Questa idea mi è venuta in mente mentre stavo guardando un film coreano dove, ad un certo punto, il protagonista in una stanza al telefono dice ti amo e fuori dalla stanza c'era la moglie che sente queste sue parole che, ovviamente, per lei sono state una specie di coltellata al cuore. Da questa scena, mi è venuta in mente come una parola di per sé positiva possa cambiare significato in base al contesto e quindi mi sono messo a giocare un po' con le parole in questo pezzo.

 

Un verso che mi ha colpito molto all'interno del brano è “l'amore è una sentenza”; volevo chiederti, qual è il tuo rapporto con l'amore?

L'amore è una sentenza davanti a cui non si ha possibilità di appello?
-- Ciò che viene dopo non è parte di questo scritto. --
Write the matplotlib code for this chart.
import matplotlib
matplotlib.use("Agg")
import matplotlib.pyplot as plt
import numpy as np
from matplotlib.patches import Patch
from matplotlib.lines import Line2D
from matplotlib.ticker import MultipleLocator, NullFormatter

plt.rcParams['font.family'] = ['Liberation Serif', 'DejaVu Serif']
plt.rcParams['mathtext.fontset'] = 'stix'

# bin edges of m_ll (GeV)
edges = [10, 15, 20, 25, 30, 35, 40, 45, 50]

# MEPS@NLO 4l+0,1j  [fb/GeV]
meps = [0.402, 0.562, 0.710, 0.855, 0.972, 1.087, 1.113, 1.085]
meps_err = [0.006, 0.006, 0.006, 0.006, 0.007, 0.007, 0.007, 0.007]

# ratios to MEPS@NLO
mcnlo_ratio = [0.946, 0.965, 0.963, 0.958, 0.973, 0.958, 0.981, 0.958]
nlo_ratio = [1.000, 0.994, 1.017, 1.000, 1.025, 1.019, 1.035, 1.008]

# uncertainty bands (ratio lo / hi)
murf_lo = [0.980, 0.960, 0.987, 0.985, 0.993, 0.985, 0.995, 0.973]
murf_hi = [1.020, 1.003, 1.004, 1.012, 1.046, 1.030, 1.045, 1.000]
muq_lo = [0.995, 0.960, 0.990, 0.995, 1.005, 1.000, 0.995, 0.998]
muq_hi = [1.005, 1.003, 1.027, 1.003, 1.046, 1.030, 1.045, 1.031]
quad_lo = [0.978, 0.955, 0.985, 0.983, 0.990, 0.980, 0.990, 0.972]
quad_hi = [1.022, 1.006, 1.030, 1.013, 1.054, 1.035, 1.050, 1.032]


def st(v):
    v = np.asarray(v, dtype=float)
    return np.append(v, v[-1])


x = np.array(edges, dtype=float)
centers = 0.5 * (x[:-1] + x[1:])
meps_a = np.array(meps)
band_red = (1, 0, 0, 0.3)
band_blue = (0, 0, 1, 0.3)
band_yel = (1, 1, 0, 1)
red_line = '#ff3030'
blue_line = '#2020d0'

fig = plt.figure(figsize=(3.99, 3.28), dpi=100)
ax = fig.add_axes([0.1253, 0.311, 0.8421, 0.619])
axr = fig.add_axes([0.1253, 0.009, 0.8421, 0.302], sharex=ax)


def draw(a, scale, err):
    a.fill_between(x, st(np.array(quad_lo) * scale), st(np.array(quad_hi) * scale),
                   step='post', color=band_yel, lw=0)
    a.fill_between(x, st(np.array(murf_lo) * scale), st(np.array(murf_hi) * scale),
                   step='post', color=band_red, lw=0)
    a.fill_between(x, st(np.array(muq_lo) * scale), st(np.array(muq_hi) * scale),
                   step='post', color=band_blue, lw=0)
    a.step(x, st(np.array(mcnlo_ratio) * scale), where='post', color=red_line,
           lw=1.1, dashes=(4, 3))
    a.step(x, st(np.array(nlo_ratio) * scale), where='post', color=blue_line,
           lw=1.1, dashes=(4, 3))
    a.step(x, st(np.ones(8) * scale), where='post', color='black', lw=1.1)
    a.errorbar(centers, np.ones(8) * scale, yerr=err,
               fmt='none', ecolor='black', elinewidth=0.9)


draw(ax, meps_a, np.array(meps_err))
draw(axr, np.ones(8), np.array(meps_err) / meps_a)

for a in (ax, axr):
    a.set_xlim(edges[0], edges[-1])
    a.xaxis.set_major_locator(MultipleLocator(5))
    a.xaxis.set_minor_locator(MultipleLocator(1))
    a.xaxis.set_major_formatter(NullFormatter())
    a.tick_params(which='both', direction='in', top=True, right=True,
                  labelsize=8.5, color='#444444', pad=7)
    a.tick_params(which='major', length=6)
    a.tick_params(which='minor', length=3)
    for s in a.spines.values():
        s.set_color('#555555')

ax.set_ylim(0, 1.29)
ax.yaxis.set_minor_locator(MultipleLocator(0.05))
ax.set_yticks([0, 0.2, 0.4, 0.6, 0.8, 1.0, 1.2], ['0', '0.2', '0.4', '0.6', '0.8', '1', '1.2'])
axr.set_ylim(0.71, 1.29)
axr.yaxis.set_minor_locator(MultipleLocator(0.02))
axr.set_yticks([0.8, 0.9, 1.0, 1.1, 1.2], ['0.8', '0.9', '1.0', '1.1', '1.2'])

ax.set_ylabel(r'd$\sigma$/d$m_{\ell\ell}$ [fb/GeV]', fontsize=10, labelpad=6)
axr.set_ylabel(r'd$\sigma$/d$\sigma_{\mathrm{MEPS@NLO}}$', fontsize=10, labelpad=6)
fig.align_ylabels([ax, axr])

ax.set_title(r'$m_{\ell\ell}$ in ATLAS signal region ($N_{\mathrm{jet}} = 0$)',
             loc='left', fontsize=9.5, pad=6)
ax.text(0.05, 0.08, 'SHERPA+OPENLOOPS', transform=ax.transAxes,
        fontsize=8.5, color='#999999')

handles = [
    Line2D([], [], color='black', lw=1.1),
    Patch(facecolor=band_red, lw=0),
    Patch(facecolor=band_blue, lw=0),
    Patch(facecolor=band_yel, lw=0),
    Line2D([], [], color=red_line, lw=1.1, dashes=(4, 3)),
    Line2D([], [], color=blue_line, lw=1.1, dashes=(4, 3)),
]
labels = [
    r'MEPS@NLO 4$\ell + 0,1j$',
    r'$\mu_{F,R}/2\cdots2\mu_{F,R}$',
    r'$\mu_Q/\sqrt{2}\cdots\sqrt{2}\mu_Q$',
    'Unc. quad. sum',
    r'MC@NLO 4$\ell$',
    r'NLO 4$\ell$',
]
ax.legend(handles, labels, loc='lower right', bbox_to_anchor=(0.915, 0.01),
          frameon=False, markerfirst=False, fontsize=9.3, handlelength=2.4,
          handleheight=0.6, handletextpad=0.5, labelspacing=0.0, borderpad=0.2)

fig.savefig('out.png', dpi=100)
Allora, bella domanda, questa è una frase che ha scritto Anna ma ne abbiamo parlato tanto insieme. Effettivamente, l'amore a volte è una sentenza. Secondo me, una delle cose più tristi che esista è il disinnamoramento, capire che magari una persona è disinnamorata o che anche te stesso, tutto ad un colpo, ti disinnamori. Questa è una delle cose più atroci che possano succedere, ma succede perché tutta quella magia che c'era prima o poi sparisce, non tornerà mai più. Quindi, secondo me, l’amore è una sentenza senza appello, però mai dire mai, le storie possono prendere delle sfaccettature infinite, ma in generale direi che è una sentenza senza appello. Infine, il disinnamoramento è una cosa un po' atroce perché la scintilla che c’era, per qualche motivo che nessuno sa, svanisce e il fatto che non ci sia rimedio, incrementa la tristezza perché se ci fosse un rimedio, qualcuno potrebbe rimediare, ma è il disinnamoramento è innato, non c'è rimedio.

 

Prima, quando ti ho chiamato, eri in studio a chiudere un ritornello e questo vuol dire che presto ci saranno novità, come nuovi singoli?  Quest'estate farai qualche concerto dal vivo?

Allora, rispondo sì a tutte e due le domande.

Ci saranno nuovi singoli prima dell'uscita del disco che, probabilmente, sarà in autunno e quest'estate farò qualche concerto, che scriverò a breve sui social.